Gerry Casey, who died in Bordeaux last week, was an integral part of the Wine Division for 20 years. Already well known to the company through his work with the negociant house of Mahler Besse, he was the obvious choice to run our Bordeaux Office when it was established by Christopher Berry Green in 1974.

Many current members of BB&R spent time with Gerry in Bordeaux, learning about the region through his unique insights. Also unique were his driving skills (slow down the straights, fast round the corners), although they had the advantage of keeping the occupants of the rear seats awake after a good lunch at the Plaisance in St Emilion or le Mar aux Grenouilles in Lesparre.

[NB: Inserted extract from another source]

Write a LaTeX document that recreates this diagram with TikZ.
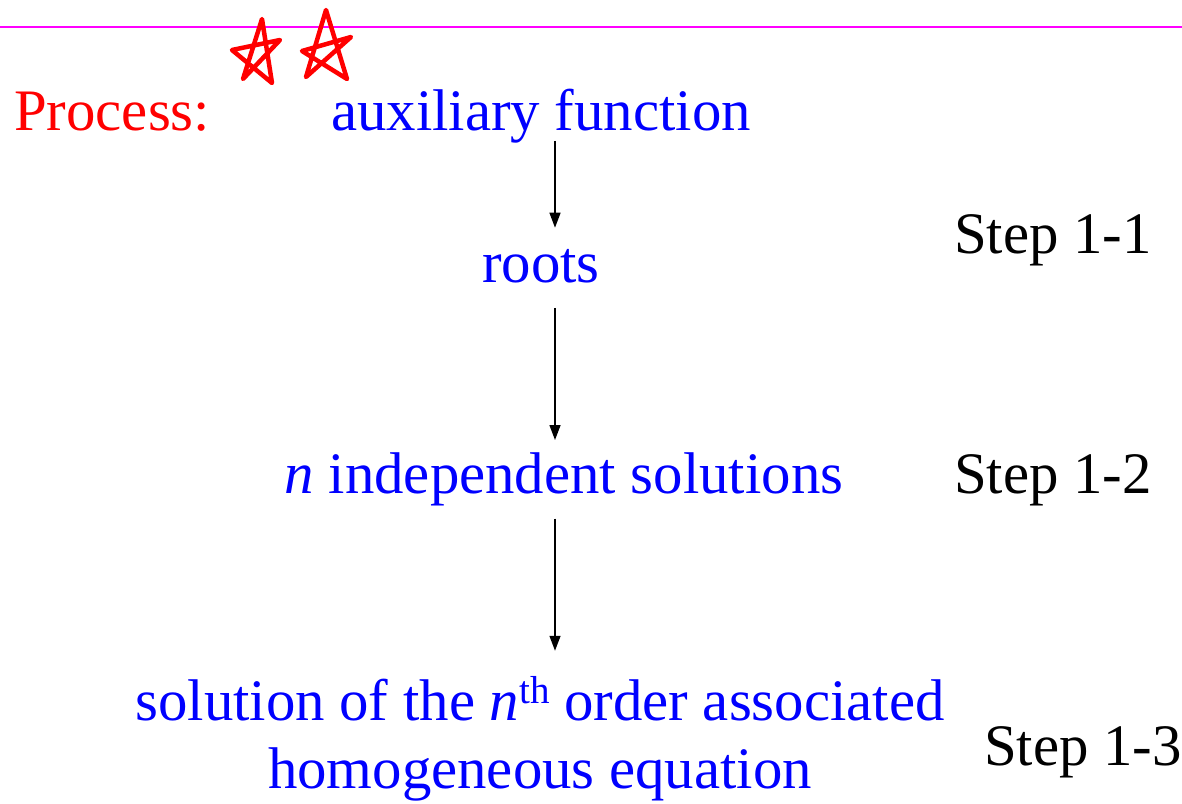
\documentclass[tikz,border=0pt]{standalone}
\usepackage{fontspec}
\setmainfont{Liberation Serif}
\usetikzlibrary{arrows.meta}
\definecolor{pblue}{RGB}{0,0,255}
\definecolor{pred}{RGB}{255,0,0}
\definecolor{pmag}{RGB}{255,0,255}
\begin{document}
\begin{tikzpicture}[x=1pt,y=-1pt,
  txt/.style={inner sep=0pt, anchor=base, font=\fontsize{58.8}{68}\selectfont},
  bluetxt/.style={txt, text=pblue},
  steptxt/.style={txt, anchor=base west, text=black},
  arr/.style={draw=black, line width=1.4pt, -{Triangle[width=11pt,length=15pt]}},
  starpen/.style={draw=pred, line width=4.5pt, line join=round, line cap=round}]
\useasboundingbox (0,0) rectangle (1182,803);
% rule
\draw[pmag, line width=2pt] (0,27) -- (1182,27);
% hand drawn stars
\draw[starpen] (243,79) -- (262,19) -- (272,83) -- (232,50) -- (280,40) -- cycle;
\draw[starpen] (306,77) -- (326,10) -- (347,79) -- (302,51) -- (351,37) -- cycle;
% texts
\node[txt, anchor=base west, text=pred] (proc) at (14,130) {Process:};
\node[bluetxt] (aux) at (541,130) {auxiliary function};
\node[bluetxt] (roots) at (541,282) {roots};
\node[bluetxt] (indep) at (564,493) {\textit{n} independent solutions};
\node[bluetxt] (sol1) at (540,720) {solution of the \textit{n}\raisebox{17pt}{\fontsize{39}{39}\selectfont th} order associated};
\node[bluetxt] (sol2) at (540,788) {homogeneous equation};
\node[steptxt] (s1) at (954,253) {Step 1-1};
\node[steptxt] (s2) at (954,493) {Step 1-2};
\node[steptxt] (s3) at (984,765) {Step 1-3};
% arrows
\coordinate (ax) at (555,0);
\draw[arr, shorten <=-2pt, shorten >=21pt] (aux.south -| ax) -- (roots.north -| ax);
\draw[arr, shorten <=25pt, shorten >=12pt] (roots.south -| ax) -- (indep.north -| ax);
\draw[arr, shorten <=13pt, shorten >=25pt] (indep.south -| ax) -- (sol1.north -| ax);
\end{tikzpicture}
\end{document}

His Irish background, coupled with an RAF/ ham radio vocabulary, and an adult life spent almost exclusively abroad, meant that Gerry’s way of talking was instantly recognisable. He relished the English language, and his ability to write meant that his ‘Vitsits’, sent vie the trusty telex, became a required read for anyone who wanted to know what was happening in the vineyards of Bordeaux.

His French, of course, was equally immaculate (he had a wine column in the local Bordeaux newspaper for many years), even if he resolutely refused to waver from his British accent. The message on the answerphone of the office in the Boulevard President Wilson – “Ici le Repondeur de la Maison Berry Bros and Rudd…” was worth the price of the call alone. He once, famously, tried to explain the rules of cricket, in French, to a group of Bordelaise vignerons. It didn’t catch on.

Of all the things we learnt from Gerry, we could never hope to replicate one of his finest achievements: the ability to spit wine at a tasting, accurately, powerfully, and without letting a drop spill! He claimed that the best practise should happen in the bath, with a mouthful of water aimed at the big toe.

Gerry spotted Francoise in the English section of the Bordeaux library, and they were married soon afterwards. The mainstay of his life, she helped him through his final illnesses with great dedication and good humour. She, together with their children Caroline and Jerome, and everyone who knew him, will miss him greatly.